▸ Directive
Reproduce the listing word for word, leaving every picture behind.

▸ Source data
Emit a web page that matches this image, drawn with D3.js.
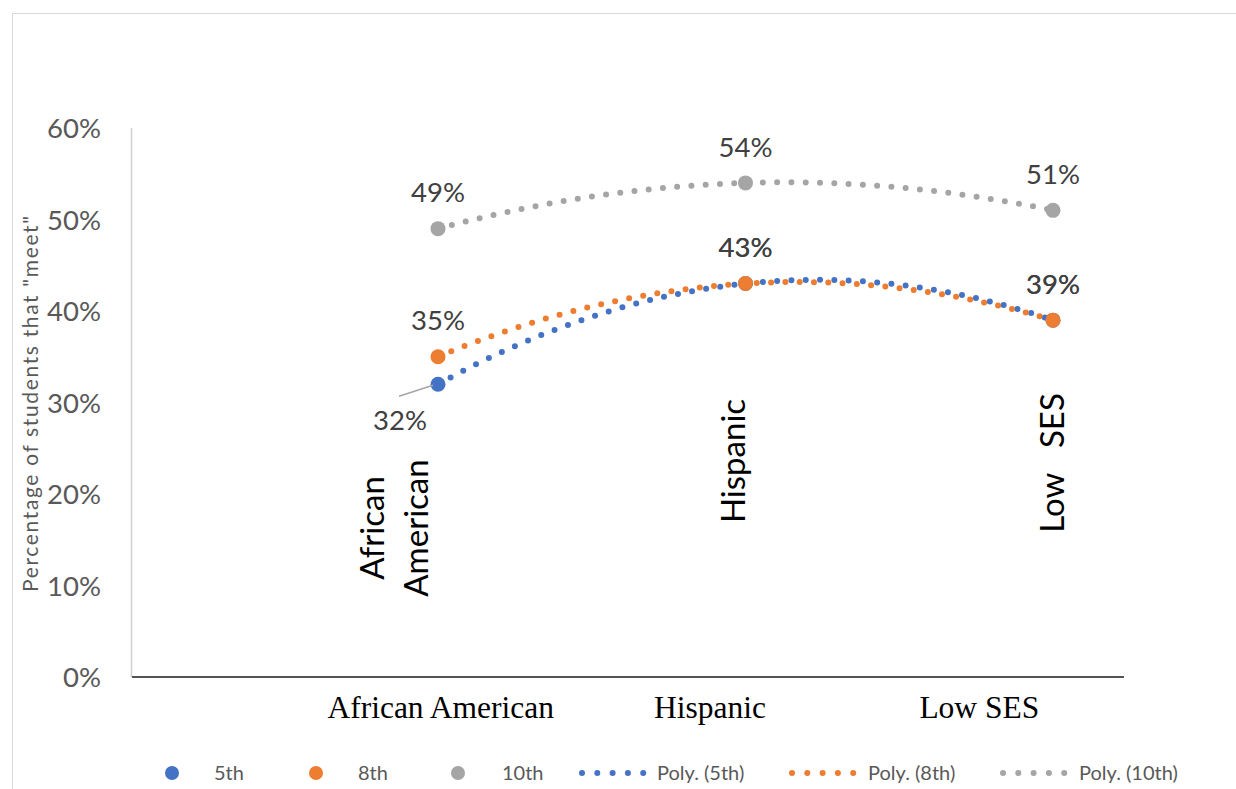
<!DOCTYPE html>
<html>
<head>
<meta charset="utf-8">
<script src="https://cdn.jsdelivr.net/npm/d3@7"></script>
<style>
  html, body { margin: 0; padding: 0; background: #fff; }
  svg { display: block; }
</style>
</head>
<body>
<svg id="chart" width="1236" height="789"></svg>
<script>
// Categories and series values (percent of students that "meet")
const categories = ["African American", "Hispanic", "Low SES"];
const axisLabels = ["African American", "Hispanic", "Low SES"];
const insideLabels = [["African", "American"], ["Hispanic"], ["Low   SES"]];
const grades = ["5th", "8th", "10th"];
const values5th = [32, 43, 39];
const values8th = [35, 43, 39];
const values10th = [49, 54, 51];
const yTicks = [0, 10, 20, 30, 40, 50, 60];
const colors = ["#4472C4", "#ED7D31", "#A5A5A5"];

const series = [
  { name: "5th", values: values5th, color: colors[0] },
  { name: "8th", values: values8th, color: colors[1] },
  { name: "10th", values: values10th, color: colors[2] }
];

const svg = d3.select("#chart");
const calibri = "Lato, 'Open Sans', sans-serif";

// Outer chart frame
svg.append("rect")
  .attr("x", 12.5).attr("y", 13.5)
  .attr("width", 1240).attr("height", 800)
  .attr("fill", "none").attr("stroke", "#d9d9d9").attr("stroke-width", 1);

// Scales
const x = d3.scalePoint().domain(categories).range([438, 1053]);
const xAxisBand = d3.scaleBand().domain(axisLabels).range([306, 1114]).padding(0);
const y = d3.scaleLinear().domain([0, 60]).range([677, 128]);

// Vertical value axis line
svg.append("line")
  .attr("x1", 131.5).attr("x2", 131.5)
  .attr("y1", y(60)).attr("y2", y(0))
  .attr("stroke", "#d0d0d0").attr("stroke-width", 1.5);

// Y tick labels
const yAxis = d3.axisLeft(y).tickValues(yTicks).tickFormat(d => d + "%").tickSize(0).tickPadding(0);
const yG = svg.append("g").attr("transform", "translate(101,0)").call(yAxis);
yG.select(".domain").remove();
yG.selectAll("text")
  .attr("font-family", calibri).attr("font-size", 27.5)
  .attr("fill", "#595959").attr("dy", "0.35em");

// Y axis title
svg.append("text")
  .attr("transform", `translate(38,404) rotate(-90)`)
  .attr("text-anchor", "middle")
  .attr("font-family", calibri).attr("font-size", 21)
  .attr("fill", "#595959")
  .attr("textLength", 376)
  .attr("lengthAdjust", "spacing")
  .text('Percentage of students that "meet"');

// Horizontal category axis line
svg.append("line")
  .attr("x1", 132).attr("x2", 1124)
  .attr("y1", 677).attr("y2", 677)
  .attr("stroke", "#1a1a1a").attr("stroke-width", 1.6);

// Category axis labels (serif)
const xAxis = d3.axisBottom(xAxisBand).tickSize(0).tickPadding(0);
const xG = svg.append("g").attr("transform", "translate(0,696)").call(xAxis);
xG.select(".domain").remove();
xG.selectAll("text")
  .attr("font-family", "'Liberation Serif', 'Times New Roman', serif")
  .attr("font-size", 31.5).attr("fill", "#000").attr("dy", "0.71em");

// Rotated category captions inside the plot
const insidePos = {
  "African American": { dx: -66, y: 528 },
  "Hispanic": { dx: -12, y: 461 },
  "Low SES": { dx: -1, y: 463 }
};
categories.forEach((c, i) => {
  const lines = insideLabels[i];
  const p = insidePos[c];
  const g = svg.append("g")
    .attr("transform", `translate(${x(c) + p.dx},${p.y}) rotate(-90)`);
  lines.forEach((ln, j) => {
    g.append("text")
      .attr("x", 0).attr("y", j * 44)
      .attr("dy", "0.35em")
      .attr("text-anchor", "middle")
      .attr("font-family", calibri).attr("font-size", 33)
      .attr("fill", "#000")
      .style("white-space", "pre")
      .text(ln);
  });
});

// Polynomial (order 2) trendline through each series
function quadFit(vals) {
  const [a, b, c] = vals; // at t = 0, 1, 2
  return t => a * (t - 1) * (t - 2) / 2 - b * t * (t - 2) + c * t * (t - 1) / 2;
}
const step = x.step();
const trendLine = d3.line().x(d => d[0]).y(d => d[1]);

const plotOrder = [0, 1, 2];
plotOrder.forEach(k => {
  const s = series[k];
  const f = quadFit(s.values);
  const pts = d3.range(0, 2.0001, 0.01).map(t => [x(categories[0]) + t * step, y(f(t))]);
  svg.append("path")
    .attr("d", trendLine(pts))
    .attr("fill", "none")
    .attr("stroke", s.color)
    .attr("stroke-width", 6)
    .attr("stroke-linecap", "round")
    .attr("stroke-dasharray", "0 14.3");
});

// Markers
plotOrder.forEach(k => {
  const s = series[k];
  svg.append("g").selectAll("circle")
    .data(s.values)
    .join("circle")
    .attr("cx", (d, i) => x(categories[i]))
    .attr("cy", d => y(d))
    .attr("r", 7.5)
    .attr("fill", s.color);
});

// Data labels
const labelFont = { family: calibri, size: 27.5, color: "#404040" };
series.forEach((s, k) => {
  s.values.forEach((v, i) => {
    const cx = x(categories[i]);
    const cy = y(v);
    let lx = cx, ly = cy - 36;
    if (k === 0 && i === 0) {
      // 5th grade, African American: label placed below-left with a leader line
      lx = cx - 38; ly = cy + 36;
      svg.append("line")
        .attr("x1", cx - 39).attr("y1", cy + 12)
        .attr("x2", cx - 5).attr("y2", cy + 1)
        .attr("stroke", "#a6a6a6").attr("stroke-width", 1.5);
    }
    svg.append("text")
      .attr("x", lx).attr("y", ly)
      .attr("dy", "0.35em")
      .attr("text-anchor", "middle")
      .attr("font-family", labelFont.family)
      .attr("font-size", labelFont.size)
      .attr("fill", labelFont.color)
      .text(v + "%");
  });
});

// Legend
const legendY = 773;
const legendItems = [
  { type: "marker", color: colors[0], label: grades[0], mx: 172, tx: 214 },
  { type: "marker", color: colors[1], label: grades[1], mx: 316, tx: 358 },
  { type: "marker", color: colors[2], label: grades[2], mx: 458, tx: 502 },
  { type: "line", color: colors[0], label: "Poly. (" + grades[0] + ")", mx: 582, tx: 657 },
  { type: "line", color: colors[1], label: "Poly. (" + grades[1] + ")", mx: 792, tx: 868 },
  { type: "line", color: colors[2], label: "Poly. (" + grades[2] + ")", mx: 1003, tx: 1079 }
];
const lg = svg.append("g");
legendItems.forEach(it => {
  if (it.type === "marker") {
    lg.append("circle").attr("cx", it.mx).attr("cy", legendY).attr("r", 7).attr("fill", it.color);
  } else {
    lg.append("g").selectAll("circle")
      .data(d3.range(5))
      .join("circle")
      .attr("cx", j => it.mx + j * 15.3)
      .attr("cy", legendY)
      .attr("r", 3)
      .attr("fill", it.color);
  }
  lg.append("text")
    .attr("x", it.tx).attr("y", legendY)
    .attr("dy", "0.35em")
    .attr("font-family", calibri).attr("font-size", 20)
    .attr("fill", "#595959")
    .text(it.label);
});
</script>
</body>
</html>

▸ Task result
Emit a web page that matches this image, drawn with D3.js.
<!DOCTYPE html>
<html>
<head>
<meta charset="utf-8">
<script src="https://cdn.jsdelivr.net/npm/d3@7"></script>
<style>
  html, body { margin: 0; padding: 0; background: #fff; }
  svg { display: block; }
</style>
</head>
<body>
<svg id="chart" width="1236" height="789"></svg>
<script>
// Categories and series values (percent of students that "meet")
const categories = ["African American", "Hispanic", "Low SES"];
const axisLabels = ["African American", "Hispanic", "Low SES"];
const insideLabels = [["African", "American"], ["Hispanic"], ["Low   SES"]];
const grades = ["5th", "8th", "10th"];
const values5th = [32, 43, 39];
const values8th = [35, 43, 39];
const values10th = [49, 54, 51];
const yTicks = [0, 10, 20, 30, 40, 50, 60];
const colors = ["#4472C4", "#ED7D31", "#A5A5A5"];

const series = [
  { name: "5th", values: values5th, color: colors[0] },
  { name: "8th", values: values8th, color: colors[1] },
  { name: "10th", values: values10th, color: colors[2] }
];

const svg = d3.select("#chart");
const calibri = "Lato, 'Open Sans', sans-serif";

// Outer chart frame
svg.append("rect")
  .attr("x", 12.5).attr("y", 13.5)
  .attr("width", 1240).attr("height", 800)
  .attr("fill", "none").attr("stroke", "#d9d9d9").attr("stroke-width", 1);

// Scales
const x = d3.scalePoint().domain(categories).range([438, 1053]);
const xAxisBand = d3.scaleBand().domain(axisLabels).range([306, 1114]).padding(0);
const y = d3.scaleLinear().domain([0, 60]).range([677, 128]);

// Vertical value axis line
svg.append("line")
  .attr("x1", 131.5).attr("x2", 131.5)
  .attr("y1", y(60)).attr("y2", y(0))
  .attr("stroke", "#d0d0d0").attr("stroke-width", 1.5);

// Y tick labels
const yAxis = d3.axisLeft(y).tickValues(yTicks).tickFormat(d => d + "%").tickSize(0).tickPadding(0);
const yG = svg.append("g").attr("transform", "translate(101,0)").call(yAxis);
yG.select(".domain").remove();
yG.selectAll("text")
  .attr("font-family", calibri).attr("font-size", 27.5)
  .attr("fill", "#595959").attr("dy", "0.35em");

// Y axis title
svg.append("text")
  .attr("transform", `translate(38,404) rotate(-90)`)
  .attr("text-anchor", "middle")
  .attr("font-family", calibri).attr("font-size", 21)
  .attr("fill", "#595959")
  .attr("textLength", 376)
  .attr("lengthAdjust", "spacing")
  .text('Percentage of students that "meet"');

// Horizontal category axis line
svg.append("line")
  .attr("x1", 132).attr("x2", 1124)
  .attr("y1", 677).attr("y2", 677)
  .attr("stroke", "#1a1a1a").attr("stroke-width", 1.6);

// Category axis labels (serif)
const xAxis = d3.axisBottom(xAxisBand).tickSize(0).tickPadding(0);
const xG = svg.append("g").attr("transform", "translate(0,696)").call(xAxis);
xG.select(".domain").remove();
xG.selectAll("text")
  .attr("font-family", "'Liberation Serif', 'Times New Roman', serif")
  .attr("font-size", 31.5).attr("fill", "#000").attr("dy", "0.71em");

// Rotated category captions inside the plot
const insidePos = {
  "African American": { dx: -66, y: 528 },
  "Hispanic": { dx: -12, y: 461 },
  "Low SES": { dx: -1, y: 463 }
};
categories.forEach((c, i) => {
  const lines = insideLabels[i];
  const p = insidePos[c];
  const g = svg.append("g")
    .attr("transform", `translate(${x(c) + p.dx},${p.y}) rotate(-90)`);
  lines.forEach((ln, j) => {
    g.append("text")
      .attr("x", 0).attr("y", j * 44)
      .attr("dy", "0.35em")
      .attr("text-anchor", "middle")
      .attr("font-family", calibri).attr("font-size", 33)
      .attr("fill", "#000")
      .style("white-space", "pre")
      .text(ln);
  });
});

// Polynomial (order 2) trendline through each series
function quadFit(vals) {
  const [a, b, c] = vals; // at t = 0, 1, 2
  return t => a * (t - 1) * (t - 2) / 2 - b * t * (t - 2) + c * t * (t - 1) / 2;
}
const step = x.step();
const trendLine = d3.line().x(d => d[0]).y(d => d[1]);

const plotOrder = [0, 1, 2];
plotOrder.forEach(k => {
  const s = series[k];
  const f = quadFit(s.values);
  const pts = d3.range(0, 2.0001, 0.01).map(t => [x(categories[0]) + t * step, y(f(t))]);
  svg.append("path")
    .attr("d", trendLine(pts))
    .attr("fill", "none")
    .attr("stroke", s.color)
    .attr("stroke-width", 6)
    .attr("stroke-linecap", "round")
    .attr("stroke-dasharray", "0 14.3");
});

// Markers
plotOrder.forEach(k => {
  const s = series[k];
  svg.append("g").selectAll("circle")
    .data(s.values)
    .join("circle")
    .attr("cx", (d, i) => x(categories[i]))
    .attr("cy", d => y(d))
    .attr("r", 7.5)
    .attr("fill", s.color);
});

// Data labels
const labelFont = { family: calibri, size: 27.5, color: "#404040" };
series.forEach((s, k) => {
  s.values.forEach((v, i) => {
    const cx = x(categories[i]);
    const cy = y(v);
    let lx = cx, ly = cy - 36;
    if (k === 0 && i === 0) {
      // 5th grade, African American: label placed below-left with a leader line
      lx = cx - 38; ly = cy + 36;
      svg.append("line")
        .attr("x1", cx - 39).attr("y1", cy + 12)
        .attr("x2", cx - 5).attr("y2", cy + 1)
        .attr("stroke", "#a6a6a6").attr("stroke-width", 1.5);
    }
    svg.append("text")
      .attr("x", lx).attr("y", ly)
      .attr("dy", "0.35em")
      .attr("text-anchor", "middle")
      .attr("font-family", labelFont.family)
      .attr("font-size", labelFont.size)
      .attr("fill", labelFont.color)
      .text(v + "%");
  });
});

// Legend
const legendY = 773;
const legendItems = [
  { type: "marker", color: colors[0], label: grades[0], mx: 172, tx: 214 },
  { type: "marker", color: colors[1], label: grades[1], mx: 316, tx: 358 },
  { type: "marker", color: colors[2], label: grades[2], mx: 458, tx: 502 },
  { type: "line", color: colors[0], label: "Poly. (" + grades[0] + ")", mx: 582, tx: 657 },
  { type: "line", color: colors[1], label: "Poly. (" + grades[1] + ")", mx: 792, tx: 868 },
  { type: "line", color: colors[2], label: "Poly. (" + grades[2] + ")", mx: 1003, tx: 1079 }
];
const lg = svg.append("g");
legendItems.forEach(it => {
  if (it.type === "marker") {
    lg.append("circle").attr("cx", it.mx).attr("cy", legendY).attr("r", 7).attr("fill", it.color);
  } else {
    lg.append("g").selectAll("circle")
      .data(d3.range(5))
      .join("circle")
      .attr("cx", j => it.mx + j * 15.3)
      .attr("cy", legendY)
      .attr("r", 3)
      .attr("fill", it.color);
  }
  lg.append("text")
    .attr("x", it.tx).attr("y", legendY)
    .attr("dy", "0.35em")
    .attr("font-family", calibri).attr("font-size", 20)
    .attr("fill", "#595959")
    .text(it.label);
});
</script>
</body>
</html>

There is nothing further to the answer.